### SET TASK
From the first line of the data down to and including the line with "(b6) at (499,391);", copy everything exactly, leaving out pictures.

### COLLECTED DATA
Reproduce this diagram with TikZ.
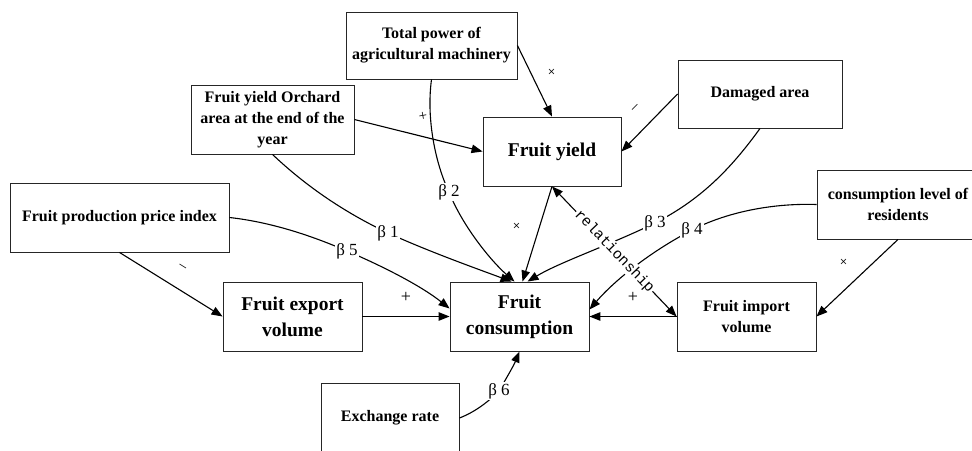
\documentclass[tikz,border=0pt]{standalone}
\usepackage{fontspec}
\setmainfont{Liberation Serif}
\newfontfamily\relfont{Liberation Mono}
\usetikzlibrary{arrows.meta,calc}
\tikzset{
  box/.style={draw=black!85, line width=0.9pt, align=center, inner sep=0pt},
  big/.style={font=\fontsize{19.5}{26}\selectfont\bfseries},
  small/.style={font=\fontsize{16}{21}\selectfont\bfseries},
  tip/.tip={Triangle[length=11pt,width=8.5pt]},
  arr/.style={-tip, line width=1.1pt},
  beta/.style={fill=white, inner sep=1.5pt, font=\fontsize{17}{17}\selectfont},
  sgn/.style={inner sep=0pt, font=\fontsize{15}{15}\selectfont},
}

\begin{document}
\begin{tikzpicture}[x=1pt,y=-1pt]
	\clip (0,0) rectangle (972,450);
	\node[box,small,minimum width=171pt,minimum height=67pt] (pow) at (431.5,45.5) {Total power of\\agricultural machinery};
	\node[box,small,minimum width=163pt,minimum height=69pt] (orch) at (272.5,119.5) {Fruit yield Orchard\\area at the end of the\\year};
	\node[box,big,minimum width=138pt,minimum height=69pt] (yld) at (552,151.5) {Fruit yield};
	\node[box,small,minimum width=164pt,minimum height=68pt] (dmg) at (760,94) {Damaged area};
	\node[box,small,minimum width=162pt,minimum height=69pt] (res) at (898,204.5) {consumption level of\\residents};
	\node[box,small,minimum width=219pt,minimum height=69pt] (ppi) at (119.5,217.5) {Fruit production price index};
	\node[box,big,minimum width=139pt,minimum height=69pt] (exp) at (292.5,316.5) {Fruit export\\volume};
	\node[box,big,minimum width=139pt,minimum height=69pt] (con) at (519.5,316.5) {Fruit\\consumption};
	\node[box,small,minimum width=139pt,minimum height=69pt] (imp) at (746.5,316.5) {Fruit import\\volume};
	\node[box,small,minimum width=138pt,minimum height=70pt] (exr) at (390,418) {Exchange rate};

	\coordinate (b1) at (388,233);
	\coordinate (b2) at (449,192);
	\coordinate (b3) at (655,223);
	\coordinate (b4) at (692,230);
	\coordinate (b5) at (347,251);
	\coordinate (b6) at (499,391);

	\draw[arr] (pow.east) -- (yld.north);
	\draw[arr] (orch.east) -- (yld.west);
	\draw[arr] (dmg.west) -- (yld.east);
	\draw[arr] (ppi.south) -- (exp.west);
	\draw[arr] (exp.east) -- (con.west);
	\draw[arr] (imp.west) -- (con.east);
	\draw[arr] (res.south) -- (imp.east);
	\draw[arr] (yld.south) -- ($(con.north)+(3,0)$);

	\draw[arr] (orch.south) .. controls (310,190) and (350,215) .. (b1) node[beta] {β 1}
		.. controls (430,252) and (475,268) .. ($(con.north)+(-8,0)$);
	\draw[arr] (pow.south) .. controls (426,120) and (436,165) .. (b2) node[beta] {β 2}
		.. controls (462,225) and (490,260) .. ($(con.north)+(-5,0)$);
	\draw[arr] (dmg.south) .. controls (730,170) and (700,200) .. (b3) node[beta] {β 3}
		.. controls (610,245) and (560,262) .. ($(con.north)+(8,0)$);
	\draw[arr] (res.west) .. controls (770,203) and (725,213) .. (b4) node[beta] {β 4}
		.. controls (650,252) and (615,280) .. ($(con.east)+(0,-7)$);
	\draw[arr] (ppi.east) .. controls (270,222) and (310,235) .. (b5) node[beta] {β 5}
		.. controls (380,265) and (420,285) .. ($(con.west)+(0,-8)$);
	\draw[arr] (exr.east) .. controls (475,412) and (488,402) .. (b6) node[beta] {β 6}
		.. controls (507,377) and (514,365) .. (con.south);

	\draw[tip-tip, line width=1.1pt] (yld.south) -- node[sloped, fill=white, inner sep=1pt, font=\relfont\fontsize{15}{15}\selectfont] {relationship} (imp.west);

	\foreach \p/\r in {(552,73)/45, (423,117)/10, (517,227)/45, (844,263)/45}
		\node[sgn, rotate=\r] at \p {+};
	\foreach \p/\r in {(636,108)/45, (182,268)/-32}
		\node[sgn, rotate=\r] at \p {–};
	\node[font=\fontsize{18}{18}\selectfont] at (406,297) {+};
	\node[font=\fontsize{18}{18}\selectfont] at (633,297) {+};
\end{tikzpicture}
\end{document}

### TASK OUTPUT
Reproduce this diagram with TikZ.
\documentclass[tikz,border=0pt]{standalone}
\usepackage{fontspec}
\setmainfont{Liberation Serif}
\newfontfamily\relfont{Liberation Mono}
\usetikzlibrary{arrows.meta,calc}
\tikzset{
  box/.style={draw=black!85, line width=0.9pt, align=center, inner sep=0pt},
  big/.style={font=\fontsize{19.5}{26}\selectfont\bfseries},
  small/.style={font=\fontsize{16}{21}\selectfont\bfseries},
  tip/.tip={Triangle[length=11pt,width=8.5pt]},
  arr/.style={-tip, line width=1.1pt},
  beta/.style={fill=white, inner sep=1.5pt, font=\fontsize{17}{17}\selectfont},
  sgn/.style={inner sep=0pt, font=\fontsize{15}{15}\selectfont},
}

\begin{document}
\begin{tikzpicture}[x=1pt,y=-1pt]
	\clip (0,0) rectangle (972,450);
	\node[box,small,minimum width=171pt,minimum height=67pt] (pow) at (431.5,45.5) {Total power of\\agricultural machinery};
	\node[box,small,minimum width=163pt,minimum height=69pt] (orch) at (272.5,119.5) {Fruit yield Orchard\\area at the end of the\\year};
	\node[box,big,minimum width=138pt,minimum height=69pt] (yld) at (552,151.5) {Fruit yield};
	\node[box,small,minimum width=164pt,minimum height=68pt] (dmg) at (760,94) {Damaged area};
	\node[box,small,minimum width=162pt,minimum height=69pt] (res) at (898,204.5) {consumption level of\\residents};
	\node[box,small,minimum width=219pt,minimum height=69pt] (ppi) at (119.5,217.5) {Fruit production price index};
	\node[box,big,minimum width=139pt,minimum height=69pt] (exp) at (292.5,316.5) {Fruit export\\volume};
	\node[box,big,minimum width=139pt,minimum height=69pt] (con) at (519.5,316.5) {Fruit\\consumption};
	\node[box,small,minimum width=139pt,minimum height=69pt] (imp) at (746.5,316.5) {Fruit import\\volume};
	\node[box,small,minimum width=138pt,minimum height=70pt] (exr) at (390,418) {Exchange rate};

	\coordinate (b1) at (388,233);
	\coordinate (b2) at (449,192);
	\coordinate (b3) at (655,223);
	\coordinate (b4) at (692,230);
	\coordinate (b5) at (347,251);
	\coordinate (b6) at (499,391);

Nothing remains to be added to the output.